Leggiamo al numero 9 l’ Editto del Cardinale Ruffo, Vescovo di Ferrara e del Contado di Bologna
…dopo la pubblicazione del presente Editto, lo qual letto … una sola volta alla Chiesa … mentre il Popolo vi sarà radunato per udire i Divini Uficj si avrà per legittimamente notificato ed intimato a ciascuno, nessuno debba sotto qualsivoglia pretesto … entrare, nè poner piede nelli terreni e Beni … spettanti a Monsignor Arcivescovo Pompeo Aldrovandi nella … Cura di Mirabello … , nè danneggiare li scoli, … nè taliar canne … nè asportare o rubare legne, .. nè meno mandarvi bestie di alcuna sorta a pascolare, … nè meno andarvi a caccia in alcun tempo con cani, animali, reti o archibugi … nè pescare nelle valli, fossi, … senza esplicita licenza in scriptis di detto Monsignor Aldrovandi, … sotto pena a ciascuna persona ogni volta di tre tratti di corda, se saranno uomini, e di scudi dieci se saranno donne o putti e di tre scudi per capo di bestia grossa ….; comandando inoltre a Massari, …. ed ogni persona, … che vedrà in qualsivoglia modo [qualcuno] cacciare, pescare, …, che debbono fare ogni opera per condurli … nelle mani della Corte; proibendo a qualunque Ufiziale, Esecutore …. rilassare [rilasciare] dette bestie senza ordine nostro o del suddetto Monsignore sotto pena di nullità … ed altre pene, etiam corporali, ad arbitrio nostro ….
Dato in Bologna dal Palazzo della Nostra solita Residenza questo dì 13 Novembre 1724.
Dal punto di vista linguistico l’editto costituisce un vero record: un unica frase di 702 parole, con 155 virgole.

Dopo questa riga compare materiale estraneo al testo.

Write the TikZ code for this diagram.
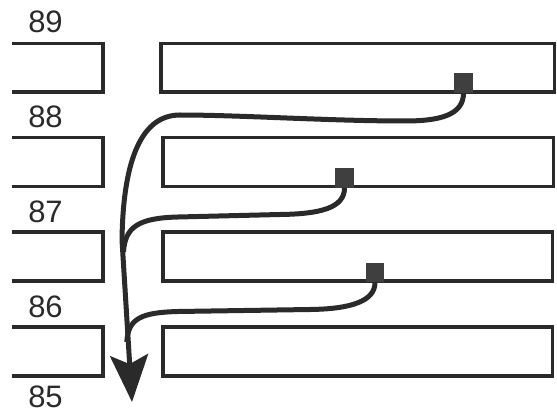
\documentclass[tikz,border=0pt]{standalone}
\usepackage{fontspec}
\setmainfont{Liberation Sans}
\usetikzlibrary{arrows.meta}
\definecolor{ink}{HTML}{2A2A2A}
\begin{document}
\begin{tikzpicture}[x=1pt,y=-1pt,
  blockline/.style={draw=ink,line width=3.6pt},
  route/.style={draw=ink,line width=5pt},
  marker/.style={fill=ink!90,draw=none,minimum width=18.5pt,minimum height=19.5pt,inner sep=0pt},
  lbl/.style={font=\fontsize{31}{31}\selectfont,text=ink,anchor=base,inner sep=0pt}]
\useasboundingbox (0,0) rectangle (557,414);
% labels
\node[lbl] (l89) at (45.5,33) {89};
\node[lbl] (l88) at (45.5,128) {88};
\node[lbl] (l87) at (45.5,223) {87};
\node[lbl] (l86) at (45.5,317) {86};
\node[lbl] (l85) at (45.5,407) {85};
% left blocks (open on the left)
\draw[blockline] (12,43.5) -- (103,43.5) -- (103,92) -- (12,92);
\draw[blockline] (12,137.5) -- (103,137.5) -- (103,186.5) -- (12,186.5);
\draw[blockline] (12,232) -- (103,232) -- (103,281) -- (12,281);
\draw[blockline] (12,327) -- (103,327) -- (103,376) -- (12,376);
% right blocks
\draw[blockline] (161,43.5) rectangle (554.5,92);
\draw[blockline] (163,137.5) rectangle (553.5,186.5);
\draw[blockline] (163,232) rectangle (552.5,281);
\draw[blockline] (163,327) rectangle (552.5,376);
% markers
\node[marker,anchor=south] (m1) at (463.5,93) {};
\node[marker,anchor=south] (m2) at (344.5,188) {};
\node[marker,anchor=south] (m3) at (375,282.5) {};
\coordinate (tip) at (132,402);
% routes
\draw[route,-{Stealth[length=47pt,width=38pt,inset=9pt]}]
  (m1.south) .. controls +(0,22) and (440,121) .. (405,121)
  .. controls (330,121) and (240,115) .. (180,115)
  .. controls (138,115) and (123,168) .. (122,240) -- (tip);
\draw[route]
  (m2.south) .. controls +(0,20) and (320,214) .. (280,214.5)
  -- (178,217) .. controls (140,218) and (125,226) .. (123.5,252);
\draw[route]
  (m3.south) .. controls +(0,19) and (350,309) .. (310,309.5)
  -- (178,311.5) .. controls (142,312.5) and (128,318) .. (126.8,342);
\end{tikzpicture}
\end{document}
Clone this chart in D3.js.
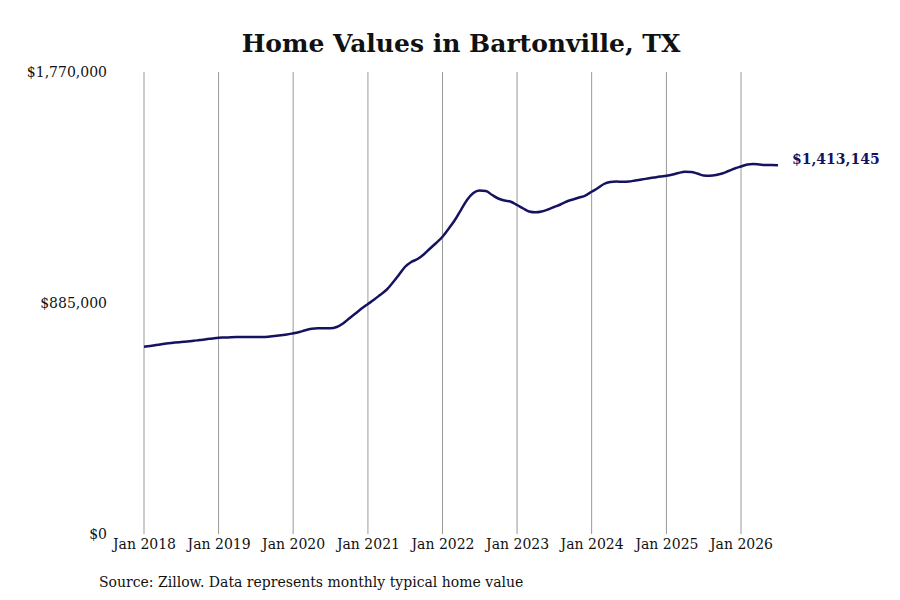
<!DOCTYPE html>
<html lang="en">
<head>
<meta charset="UTF-8">
<title>Home Values in Bartonville, TX</title>
<script src="https://d3js.org/d3.v7.min.js"></script>
<style>
    body { margin: 0; background: #fff; }
    svg text { font-family: "DejaVu Serif", serif; fill: #111; }
</style>
</head>
<body>
<div id="chart"></div>
<script>
    // Monthly typical home value, Jan 2018 .. Jul 2026 (values in dollars)
    const startMonth = "2018-01";
    const homeValues = [
        717600, 720600, 724100, 727500, 730600, 733300, 735600, 737900, 740100, 743200, 745900, 749000,
        752000, 752800, 753600, 754300, 754700, 754700, 754700, 754300, 755500, 758500, 761600, 764300,
        768900, 773900, 780800, 786100, 788000, 788000, 788000, 793000, 806400, 825600, 844700, 863900,
        881100, 898400, 915600, 934800, 961600, 992200, 1022900, 1042000, 1053500, 1070800, 1093800, 1114800,
        1139000, 1170400, 1201000, 1241200, 1279600, 1306400, 1315900, 1314000, 1298700, 1285300, 1277600, 1273000,
        1260400, 1247000, 1235500, 1232400, 1235500, 1243200, 1252700, 1262300, 1273800, 1281500, 1289100, 1296800,
        1311400, 1325500, 1340900, 1348500, 1350400, 1349300, 1350400, 1354300, 1358100, 1361900, 1365800, 1369600,
        1372600, 1377300, 1383000, 1387600, 1386800, 1381100, 1373400, 1372600, 1375300, 1381100, 1390700, 1400200,
        1407900, 1415600, 1417500, 1415600, 1413600, 1413600, 1413145
    ];
    const yTicks = [0, 885000, 1770000];
    const xTickYears = [2018, 2019, 2020, 2021, 2022, 2023, 2024, 2025, 2026];
    const titleText = "Home Values in Bartonville, TX";
    const sourceText = "Source: Zillow. Data represents monthly typical home value";

    const width = 900, height = 600;
    const margin = { top: 72, right: 159, bottom: 66, left: 144 };

    const parseMonth = d3.timeParse("%Y-%m");
    const t0 = parseMonth(startMonth);
    const data = homeValues.map((v, i) => ({ date: d3.timeMonth.offset(t0, i), value: v }));

    const svg = d3.select("#chart").append("svg")
        .attr("width", width)
        .attr("height", height);

    const x = d3.scaleTime()
        .domain([new Date(2018, 0, 1), new Date(2026, 0, 1)])
        .range([margin.left, 741]);

    const y = d3.scaleLinear()
        .domain([0, 1770000])
        .range([height - margin.bottom, margin.top]);

    // Title
    svg.append("text")
        .attr("x", 461)
        .attr("y", 52)
        .attr("text-anchor", "middle")
        .style("font-size", "25px")
        .style("font-weight", "bold")
        .text(titleText);

    // Vertical gridlines at each January
    const yearDates = xTickYears.map(yr => new Date(yr, 0, 1));
    svg.append("g")
        .selectAll("line")
        .data(yearDates)
        .join("line")
        .attr("x1", d => x(d))
        .attr("x2", d => x(d))
        .attr("y1", y(1770000))
        .attr("y2", y(0))
        .attr("stroke", "#999")
        .attr("stroke-width", 1);

    // X tick labels
    const xAxis = svg.append("g")
        .attr("transform", `translate(0,${y(0)})`)
        .call(d3.axisBottom(x)
            .tickValues(yearDates)
            .tickFormat(d3.timeFormat("Jan %Y"))
            .tickSize(0)
            .tickPadding(5));
    xAxis.select(".domain").remove();
    xAxis.selectAll("text")
        .style("font-family", "DejaVu Serif, serif")
        .style("font-size", "14px")
        .attr("fill", "#111");

    // Y tick labels
    const yAxis = svg.append("g")
        .attr("transform", `translate(107,0)`)
        .call(d3.axisLeft(y)
            .tickValues(yTicks)
            .tickFormat(d => "$" + d3.format(",")(d))
            .tickSize(0)
            .tickPadding(0));
    yAxis.select(".domain").remove();
    yAxis.selectAll("text")
        .style("font-family", "DejaVu Serif, serif")
        .style("font-size", "14px")
        .attr("fill", "#111");

    // Value line
    const line = d3.line()
        .x(d => x(d.date))
        .y(d => y(d.value))
        .curve(d3.curveMonotoneX);

    svg.append("path")
        .datum(data)
        .attr("fill", "none")
        .attr("stroke", "#15135f")
        .attr("stroke-width", 2.5)
        .attr("d", line);

    // End label
    const last = data[data.length - 1];
    svg.append("text")
        .attr("x", x(last.date) + 14)
        .attr("y", y(last.value) - 5)
        .attr("dominant-baseline", "middle")
        .style("font-size", "14px")
        .style("font-weight", "bold")
        .style("fill", "#15135f")
        .text("$" + d3.format(",")(last.value));

    // Source note
    svg.append("text")
        .attr("x", 99)
        .attr("y", 587)
        .style("font-size", "14px")
        .text(sourceText);
</script>
</body>
</html>
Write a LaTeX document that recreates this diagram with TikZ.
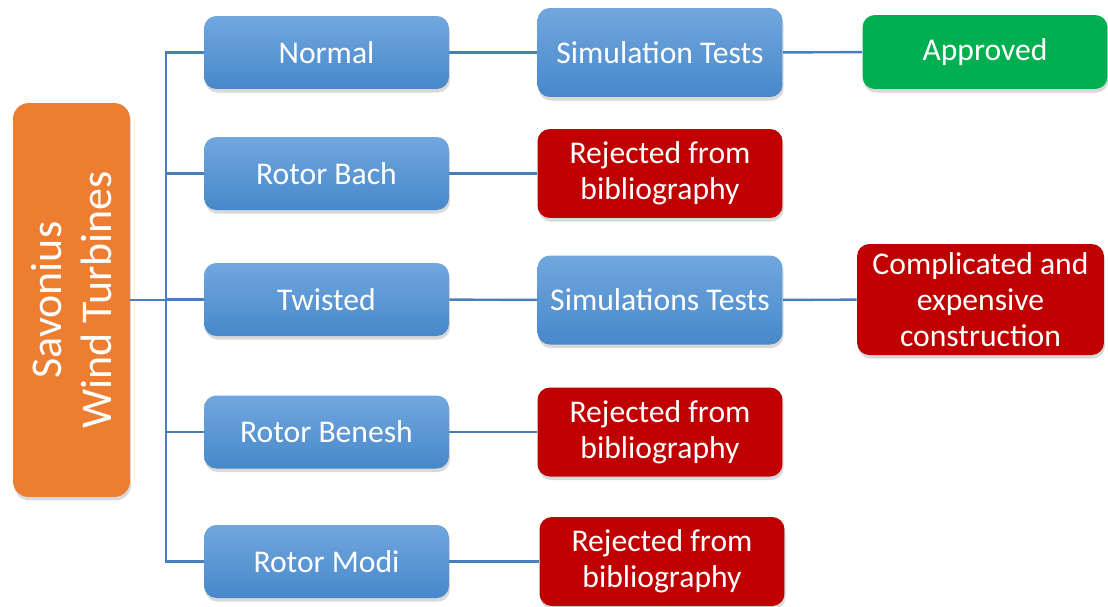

Dal punto di vista storico: ci rivela il lungo scontro sociale che si produsse con il formarsi della grande proprietà fondiaria a danno delle comunità rurali. Per queste ultime i boschi, le brughiere, le paludi erano considerate proprietà comuni, come sono ancor oggi per noi i fiumi e il mare. Ma la grande proprietà pretendeva che i terreni che aveva acquisito fossero a esclusivo suo uso. Questa tesi alla fine prevalse, ma non ovunque: nelle aree più depresse (tanto dal punto di vista altimetrico che economico) alcune agguerrite comunità riuscirono a mantenere i loro diritti: nacquero così le Partecipanze, alcune delle quali ancor oggi testimoniano l’antica solidarietà rurale in zone non lontane da Mirabello (Cento, Pieve di Cento e Casumaro).
Quando nell’editto si parla di notificato ed intimato al Popolo … radunato per udire i Divini Uficj, non lo si diceva tanto per dire. Lo si face. Lo comprova la ricevuta riprodotta in piccolo a lato dell’editto: dodici anni dopo la prima pubblicazione l’editto è notificato ancora una volta nelle chiese di Mirabello e Sant’Agostino. Infatti, dopo la rotta Bisacca, qualcuno aveva usato le pozze nell’alveo abbandonato di Reno per macerare la sua canapa. Pur essendo le acque e l’alveo pubblici il Cardinale non l’ammette e per contrastare quello che lui ritiene essere un grave supruso, fa ribandire l’editto in Chiesa. La prova della notificazione, con tanto di testimoni citati, scritta al verso di una copia dell’Editto dal Nunzio di Sant’Agostino, venne trasmessa al Notaio e da questi all’Aldrovandi, che la conservò nel suo archivio, dove l’abbiamo ritrovata.
Alle vostre spalle si trova una macina in pietra. Fu rinvenuta negli anni ‘50, durante lo scavo della vasca dei liquami della stalla della cascina Molino. Il luogo stesso del suo ritrovamento certifica che è una delle macine del Molino. Non è però una macina da grano, poichè è rigata sullo spessore, anzichè sulla faccia, come è tipico delle macine da frantoio per olive o per inerti. Scartate le olive, che non si coltivavano a Mirabello, rimane solo l’ipotesi che fosse una macina destinata alla lavorazione del minerale di ferro che doveva raggiungere Mirabello dall’Elba. La scarsa usura potrebbe confermare l’ipotesi.